The option popSize = Inf is the default; it indicates that the population is presumed of infinite size. A finite size can be given, as

plt4b <- superbPlot(dataFigure4, 
    BSFactors = "group",
    variables = "score", 
    adjustments=list(purpose = "single", popSize = 50 ), # new!
    plotStyle="line" ) 
plt4b <- plt4b + ornateBS + labs(subtitle="Population size-\nadjusted 95% CI") 

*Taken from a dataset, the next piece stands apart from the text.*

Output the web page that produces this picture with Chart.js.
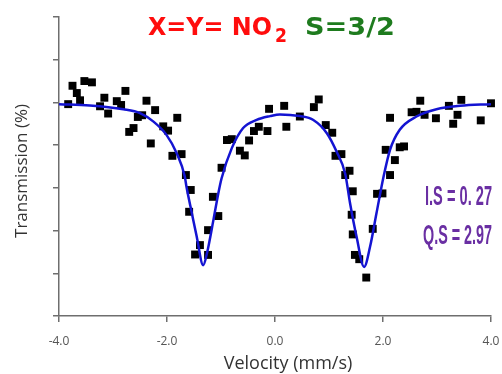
<!DOCTYPE html>
<html>
<head>
<meta charset="utf-8">
<script src="https://cdn.jsdelivr.net/npm/chart.js@4.4.1/dist/chart.umd.min.js"></script>
<style>
  html, body { margin: 0; padding: 0; background: #fff; }
  #wrap { width: 502px; height: 374px; }
</style>
</head>
<body>
<div id="wrap"><canvas id="spectrumCanvas"></canvas></div>
<script>
// measured points (velocity mm/s, relative transmission)
const velocity = [
  -3.83, -3.75, -3.67, -3.61, -3.53, -3.39, -3.24, -3.16, -3.09, -2.93,
  -2.85, -2.77, -2.70, -2.62, -2.54, -2.46, -2.38, -2.30, -2.22, -2.07,
  -1.98, -1.90, -1.81, -1.73, -1.65, -1.59, -1.56, -1.48, -1.39, -1.24,
  -1.24, -1.15, -1.05, -0.99, -0.89, -0.80, -0.65, -0.56, -0.48, -0.39,
  -0.30, -0.14, -0.11, 0.17, 0.21, 0.46, 0.72, 0.81, 0.94, 1.06,
  1.12, 1.23, 1.30, 1.38, 1.44, 1.42, 1.44, 1.48, 1.56, 1.69,
  1.81, 1.89, 1.99, 2.05, 2.13, 2.22, 2.31, 2.39, 2.13, 2.53,
  2.62, 2.69, 2.77, 2.98, 3.22, 3.30, 3.38, 3.45, 3.81, 4.00
];
const transmission = [
  4.96, 5.39, 5.22, 5.05, 5.50, 5.47, 4.91, 5.11, 4.74, 5.03,
  4.94, 5.27, 4.31, 4.40, 4.66, 4.70, 5.04, 4.04, 4.82, 4.44,
  4.34, 3.75, 4.64, 3.79, 3.30, 2.44, 2.95, 1.44, 1.66, 1.43,
  2.01, 2.79, 2.34, 3.47, 4.12, 4.14, 3.87, 3.76, 4.11, 4.33,
  4.43, 4.33, 4.85, 4.92, 4.43, 4.67, 4.89, 5.07, 4.47, 4.29,
  3.75, 3.79, 3.30, 3.40, 2.92, 2.37, 1.91, 1.43, 1.33, 0.90,
  2.04, 2.86, 2.87, 3.89, 3.30, 3.65, 3.95, 3.97, 4.64, 4.77,
  4.78, 5.04, 4.71, 4.63, 4.92, 4.50, 4.71, 5.06, 4.58, 4.98
];

// fitted curve
const fitVelocity = [
  -4.00, -3.43, -2.81, -2.50, -2.25, -2.01, -1.82, -1.67, -1.64, -1.54,
  -1.45, -1.33, -1.26, -1.14, -1.05, -0.99, -0.80, -0.59, -0.34, -0.09,
  0.09, 0.46, 0.71, 0.96, 1.14, 1.30, 1.39, 1.51, 1.65, 1.76,
  1.88, 2.01, 2.13, 2.31, 2.62, 2.99, 3.43, 4.00
];
const fitTransmission = [
  4.96, 4.93, 4.84, 4.75, 4.55, 4.24, 3.81, 3.26, 3.03, 2.41,
  1.86, 1.19, 1.47, 2.25, 2.87, 3.22, 3.93, 4.40, 4.59, 4.68,
  4.72, 4.68, 4.59, 4.28, 3.85, 3.33, 2.64, 1.86, 1.15, 1.62,
  2.41, 3.26, 3.89, 4.36, 4.67, 4.84, 4.92, 4.96
];

const xTicks = [-4, -2, 0, 2, 4];
const yTicks = [0, 1, 2, 3, 4, 5, 6, 7];

const titleRed = 'X=Y= NO';
const titleSub = '2';
const titleGreen = 'S=3/2';
const isoShift = 'I.S = 0. 27';
const quadSplit = 'Q.S = 2.97';
const xTitle = 'Velocity (mm/s)';
const yTitle = 'Transmission (%)';

const points = velocity.map((v, i) => ({ x: v, y: transmission[i] }));
const fitLine = fitVelocity.map((v, i) => ({ x: v, y: fitTransmission[i] }));

// text squeezed/stretched to a given width
function fitText(ctx, text, x, y, w, font, color) {
  ctx.save();
  ctx.font = font;
  ctx.fillStyle = color;
  ctx.textBaseline = 'alphabetic';
  ctx.textAlign = 'left';
  const m = ctx.measureText(text).width;
  ctx.translate(x, y);
  ctx.scale(w / m, 1);
  ctx.fillText(text, 0, 0);
  ctx.restore();
}

const labelsPlugin = {
  id: 'labels',
  afterDraw(chart) {
    const ctx = chart.ctx;
    fitText(ctx, titleRed, 148, 35, 124, 'bold 25px "DejaVu Sans"', '#ff0d0d');
    fitText(ctx, titleSub, 275, 42, 12, 'bold 19px "DejaVu Sans"', '#ff0d0d');
    fitText(ctx, titleGreen, 305, 35, 90, 'bold 25px "DejaVu Sans"', '#1e7b1e');
    fitText(ctx, isoShift, 425, 205, 67, 'bold 28px "Liberation Sans"', '#6a2fa3');
    fitText(ctx, quadSplit, 423, 244, 69, 'bold 28px "Liberation Sans"', '#6a2fa3');

    // axis titles
    ctx.save();
    ctx.fillStyle = '#333';
    ctx.font = '18px "Open Sans"';
    ctx.textAlign = 'center';
    ctx.textBaseline = 'middle';
    ctx.fillText(xTitle, 288, 364);
    ctx.translate(22, 171);
    ctx.rotate(-Math.PI / 2);
    ctx.font = '17px "Open Sans"';
    ctx.fillText(yTitle, 0, 0);
    ctx.restore();
  }
};

const spectrumCanvas = document.getElementById('spectrumCanvas');

const spectrumChart = new Chart(spectrumCanvas, {
  type: 'scatter',
  data: {
    datasets: [
      {
        type: 'line',
        data: fitLine,
        borderColor: '#1414d2',
        borderWidth: 2.5,
        pointRadius: 0,
        cubicInterpolationMode: 'monotone',
        fill: false
      },
      {
        data: points,
        pointStyle: 'rect',
        pointRadius: 5.6,
        pointHoverRadius: 5.6,
        backgroundColor: '#000',
        borderWidth: 0,
        clip: false
      }
    ]
  },
  plugins: [labelsPlugin],
  options: {
    responsive: true,
    maintainAspectRatio: false,
    animation: false,
    events: [],
    layout: { padding: { top: 17, right: 11, left: 0, bottom: 0 } },
    plugins: {
      legend: { display: false },
      tooltip: { enabled: false }
    },
    scales: {
      x: {
        type: 'linear',
        min: -4,
        max: 4,
        afterBuildTicks: (scale) => { scale.ticks = xTicks.map(v => ({ value: v })); },
        afterFit: (scale) => {
          scale.height = 58;
          scale.paddingLeft = 0;
          scale.paddingRight = 0;
        },
        border: { display: true, color: '#6e6e6e', width: 1.5 },
        grid: { drawOnChartArea: false, drawTicks: true, tickLength: 6, color: '#6e6e6e', lineWidth: 1.5 },
        ticks: {
          padding: 12,
          maxRotation: 0,
          autoSkip: false,
          color: '#555',
          font: { family: '"Open Sans"', size: 12 },
          callback: (v) => Number(v).toFixed(1)
        }
      },
      y: {
        type: 'linear',
        min: 0,
        max: 7,
        afterBuildTicks: (scale) => { scale.ticks = yTicks.map(v => ({ value: v })); },
        afterFit: (scale) => { scale.width = 59; },
        border: { display: true, color: '#6e6e6e', width: 1.5 },
        grid: { drawOnChartArea: false, drawTicks: true, tickLength: 6, color: '#6e6e6e', lineWidth: 1.5 },
        ticks: { display: false }
      }
    }
  }
});
</script>
</body>
</html>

We illustrate the plot along some distribution information with a violin plot:

plt4c <- superbPlot(dataFigure4, 
    BSFactors = "group",
    variables = "score", 
    adjustments=list(purpose = "single", popSize = 50 ), # new!
    plotStyle="pointjitterviolin",
    violinParams = list(fill = "green", alpha = 0.2)  ) 
plt4c <- plt4c + ornateBS + labs(subtitle="Population size-\nadjusted 95% CI") 

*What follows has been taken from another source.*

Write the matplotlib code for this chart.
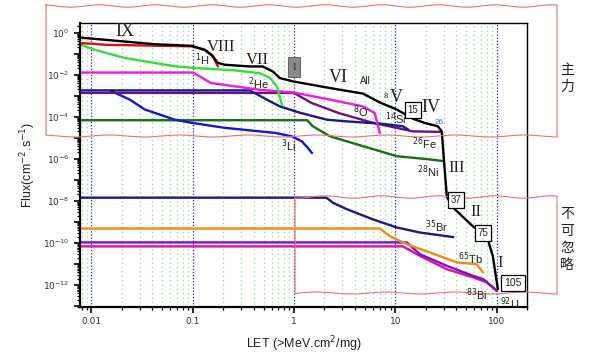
import numpy as np
import matplotlib
matplotlib.use("Agg")
import matplotlib.pyplot as plt
from matplotlib.ticker import FixedLocator, FuncFormatter, LogLocator, NullFormatter
from matplotlib.patches import Rectangle
from matplotlib.lines import Line2D

# ---------------- data ----------------
all_x = [0.0077, 0.042, 0.098, 0.131, 0.154, 0.177, 0.207, 0.366, 0.49, 0.617, 0.724, 0.973, 2.26,
         4.79, 7.08, 10.35, 14.9, 19.6, 26.3, 28.8, 30.2, 32.3, 37.0, 58.3, 80.2, 92.0, 103.0]
all_y = [0.58, 0.28, 0.234, 0.151, 0.087, 0.036, 0.0295, 0.0245, 0.0245, 0.0141, 0.0069, 0.0048, 0.0023,
         0.00126, 4.7e-4, 2.2e-4, 8.1e-5, 5.0e-5, 3.5e-5, 2.0e-5, 9.3e-7, 1.6e-8, 4.9e-9, 6.2e-10,
         2.1e-10, 2.3e-11, 6.5e-13]

h_x = [0.0077, 0.0145, 0.0665, 0.098, 0.132, 0.158, 0.177]
h_y = [0.32, 0.26, 0.23, 0.22, 0.15, 0.072, 0.025]

he_x = [0.0077, 0.0108, 0.0213, 0.0665, 0.1, 0.26, 0.459, 0.577, 0.678, 0.76]
he_y = [0.275, 0.151, 0.062, 0.025, 0.021, 0.016, 0.0117, 0.0071, 0.00275, 3.7e-4]

o_x = [0.0077, 0.1, 0.117, 0.151, 0.29, 0.46, 1.0, 2.26, 4.79, 6.27, 7.03]
o_y = [0.0126, 0.0126, 0.0083, 0.004, 0.0026, 0.0019, 0.0014, 6.5e-4, 3.1e-4, 1.5e-4, 1.7e-5]

si_x = [0.0077, 0.366, 0.538, 0.724, 1.14, 2.11, 3.32, 7.03, 11.9, 13.3]
si_y = [1.78e-3, 1.78e-3, 6.5e-4, 3.1e-4, 1.55e-4, 7.2e-5, 6.0e-5, 4.7e-5, 3.5e-5, 2.5e-5]

fe_x = [0.0077, 1.0, 1.49, 2.75, 6.03, 10.35, 14.9, 27.5]
fe_y = [1.35e-3, 1.35e-3, 4.5e-4, 1.5e-4, 5.1e-5, 2.95e-5, 2.0e-5, 1.9e-5]

li_x = [0.0158, 0.0239, 0.0336, 0.0665, 0.098, 0.207, 0.646, 0.95, 1.19, 1.37, 1.50]
li_y = [1.62e-3, 6.5e-4, 2.2e-4, 7.2e-5, 5.1e-5, 2.95e-5, 1.7e-5, 1.17e-5, 6.8e-6, 3.3e-6, 1.9e-6]

ni_x = [0.0077, 1.35, 1.53, 2.26, 4.79, 10.35, 21.9, 29.5]
ni_y = [6.8e-5, 6.8e-5, 3.55e-5, 1.17e-5, 4.0e-6, 1.32e-6, 9.3e-7, 7.8e-7]

br_x = [0.0077, 2.09, 2.42, 3.32, 6.0, 10.35, 17.5, 37.1]
br_y = [1.41e-8, 1.41e-8, 8.1e-9, 4.0e-9, 1.32e-9, 5.4e-10, 3.1e-10, 1.9e-10]

tb_x = [0.0077, 7.03, 8.83, 13.0, 21.9, 40.7, 63.0, 73.5]
tb_y = [4.8e-10, 4.8e-10, 2.1e-10, 8.7e-11, 3.5e-11, 1.17e-11, 9.8e-12, 4.0e-12]

u_x = [0.0077, 13.0, 17.5, 32.3, 58.3, 73.5, 92.0, 100.0]
u_y = [1.05e-10, 1.05e-10, 2.9e-11, 8.1e-12, 2.75e-12, 1.9e-12, 7.8e-13, 5.4e-13]

bi_x = [0.0077, 11.9, 17.5, 32.3, 58.3, 80.2, 100.0]
bi_y = [6.8e-11, 6.8e-11, 2.4e-11, 5.6e-12, 2.3e-12, 1.32e-12, 5.4e-13]

x_ticks = [0.01, 0.1, 1, 10, 100]
x_tick_labels = ["0.01", "0.1", "1", "10", "100"]

# ---------------- figure ----------------
W, H = 597, 355
fig = plt.figure(figsize=(W / 100, H / 100), dpi=100)
fig.patch.set_facecolor("white")

def P(x, y):
    return (x / W, 1 - y / H)

L, T, R, B = 80, 22.7, 527, 307
ax = fig.add_axes([L / W, 1 - B / H, (R - L) / W, (B - T) / H])
ax.set_xscale("log")
ax.set_yscale("log")
ax.set_xlim(0.0077, 200)
ax.set_ylim(10 ** -13.05, 10 ** 0.47)

# grid
ax.xaxis.set_minor_locator(LogLocator(base=10, subs=np.arange(2, 10), numticks=20))
ax.xaxis.set_minor_formatter(NullFormatter())
ax.grid(which="minor", axis="x", color="#8fd88f", linestyle=(0, (1, 2.5)), lw=0.9)
ax.grid(which="major", axis="x", color="#2a2ab0", linestyle=(0, (1, 1.5)), lw=0.9)
ax.set_axisbelow(True)

lw = 1.7
ax.plot(bi_x, bi_y, color="#e0109a", lw=lw)
ax.plot(u_x, u_y, color="#7a10d0", lw=lw)
ax.plot(tb_x, tb_y, color="#f08c10", lw=lw)
ax.plot(br_x, br_y, color="#1a1a86", lw=lw)
ax.plot(ni_x, ni_y, color="#157015", lw=lw)
ax.plot(li_x, li_y, color="#1515d8", lw=lw)
ax.plot(fe_x, fe_y, color="#701080", lw=lw)
ax.plot(si_x, si_y, color="#1a1a86", lw=lw)
ax.plot(o_x, o_y, color="#e81ce8", lw=lw)
ax.plot(he_x, he_y, color="#33e033", lw=lw)
ax.plot(h_x, h_y, color="#e01010", lw=lw)
ax.plot(all_x, all_y, color="black", lw=lw)

# ticks
ax.xaxis.set_major_locator(FixedLocator(x_ticks))
ax.set_xticklabels(x_tick_labels)
ax.yaxis.set_major_locator(FixedLocator([10.0 ** k for k in range(-13, 1)]))
ax.yaxis.set_major_formatter(FuncFormatter(
    lambda v, p: (r"$10^{%d}$" % round(np.log10(v))) if round(np.log10(v)) % 2 == 0 else ""))
ax.yaxis.set_minor_locator(LogLocator(base=10, subs=np.arange(2, 10), numticks=30))
ax.yaxis.set_minor_formatter(NullFormatter())
ax.tick_params(axis="both", which="major", direction="out", length=4, width=1.2,
               labelsize=6.5, colors="black", labelcolor="#333333")
ax.tick_params(axis="both", which="minor", direction="out", length=2.2, width=0.9)
for s in ax.spines.values():
    s.set_linewidth(1.0)
ax.spines["left"].set_linewidth(1.6)
ax.spines["bottom"].set_linewidth(1.6)

ax.set_xlabel(r"LET (>MeV.cm$^2$/mg)", fontsize=9, color="#222222", labelpad=6,
              family="Liberation Sans")
ax.set_ylabel(r"Flux(cm$^{-2}$.s$^{-1}$)", fontsize=9, color="#222222", labelpad=4,
              family="Liberation Sans")

# ---------------- annotations ----------------
serif = "Liberation Serif"
def roman(x, y, s, size=13):
    fig.text(*P(x, y), s, family=serif, fontsize=size, ha="center", va="center", color="#222222")

roman(125, 31, "IX")
roman(221, 47, "VIII", 12)
roman(257, 60, "VII", 12)
roman(338, 78, "VI")
roman(396, 98, "V")
roman(431, 108, "IV")
roman(457, 168, "III", 12)
roman(476, 212, "II", 12)
roman(500, 263, "I", 12)

def lab(x, y, s, size=8, color="#222222"):
    fig.text(*P(x, y), s, family="Liberation Sans", fontsize=size, ha="center", va="center",
             color=color)

lab(202, 60, r"$^{1}$H")
lab(259, 84, r"$^{2}$He")
lab(361, 112, r"$^{8}$O")
lab(365, 81, "All", 7)
lab(386, 97, "8", 5.5)
lab(396, 119, r"$^{14}$Si")
lab(439, 122, "26", 6, "#3a7a9a")
lab(424, 144, r"$^{26}$Fe")
lab(428, 172, r"$^{28}$Ni")
lab(289, 146, r"$^{3}$Li")
lab(437, 227, r"$^{35}$Br")
lab(470, 259, r"$^{65}$Tb")
lab(477, 295, r"$^{83}$Bi")
lab(510, 304, r"$^{92}$U")

def boxed(x, y, s, size=7):
    fig.text(*P(x, y), s, family="Liberation Sans", fontsize=size, ha="center", va="center",
             color="#222222",
             bbox=dict(boxstyle="square,pad=0.3", fc="white", ec="black", lw=0.9))

boxed(413, 110, "15")
boxed(456, 200, "37")
boxed(483, 233, "75")
boxed(513, 283, "105", 7.5)

# grey marker
gx, gy = P(288, 77)
fig.patches.append(Rectangle((gx, gy), 12 / W, 20 / H, transform=fig.transFigure,
                             fc="#8a8a8a", ec="#555555", lw=0.6))
fig.text(*P(294, 67), "I", family=serif, fontsize=8, ha="center", va="center", color="#333333")

# wavy red boxes
def wavy_box(x0, y0, x1, y1):
    xs = np.linspace(x0, x1, 120)
    top = y0 + 1.2 * np.sin(xs / 9.0)
    bot = y1 + 1.0 * np.sin(xs / 11.0 + 1.0)
    px = np.concatenate([xs, [x1, x1], xs[::-1], [x0, x0]])
    py = np.concatenate([top, [top[-1], bot[-1]], bot[::-1], [bot[0], top[0]]])
    fig.lines.append(Line2D(px / W, 1 - py / H, transform=fig.transFigure,
                            color="#f07070", lw=0.8))

wavy_box(46, 6, 557, 136)
wavy_box(295, 197, 557, 293)

cjk = ["Noto Sans CJK SC", "DejaVu Sans"]
fig.text(*P(567, 70), "主", family=cjk, fontsize=10, ha="center", va="center", color="#222222")
fig.text(*P(567, 87), "力", family=cjk, fontsize=10, ha="center", va="center", color="#222222")
for i, ch in enumerate("不可忽略"):
    fig.text(*P(567, 214 + i * 17), ch, family=cjk, fontsize=10, ha="center", va="center",
             color="#222222")

fig.savefig("out.png", dpi=100)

Which are reunited as usual:

plt4 = grid.arrange(plt4a, plt4b, plt4c, ncol=3)
Figure 4: The complete Figure 4.

Figure 4: The complete Figure 4.

…and saved with:

png(filename = "Figure4.png", width = 640, height = 320)
grid.arrange(plt4a, plt4b, plt4c, ncol=3)
dev.off()

The corrected t-test, performed by adjusting for the proportion of the population examined (see Thompson, 2012), confirms the presence of a significant difference:

res = t.test(dataFigure4$score, mu=100)
tcorr = res$statistic /sqrt(1-nrow(dataFigure4)/50)
pcorr = 1-pt(tcorr,24)

cat(paste("t-test corrected for finite-population size: t(",
    nrow(dataFigure4)-1,") = ", round(tcorr,3),
    ", p = ", round(pcorr,3),"\n", sep= ""))
## t-test corrected for finite-population size: t(24) = 2.644, p = 0.007

References

Cousineau, D., & Laurencelle, L. (2016). A correction factor for the impact of cluster randomized sampling and its applications. Psychological Methods, 21, 121–135. https://doi.org/10.1037/met0000055
Thompson, S. K. (2012). Sampling. New York: Wiley.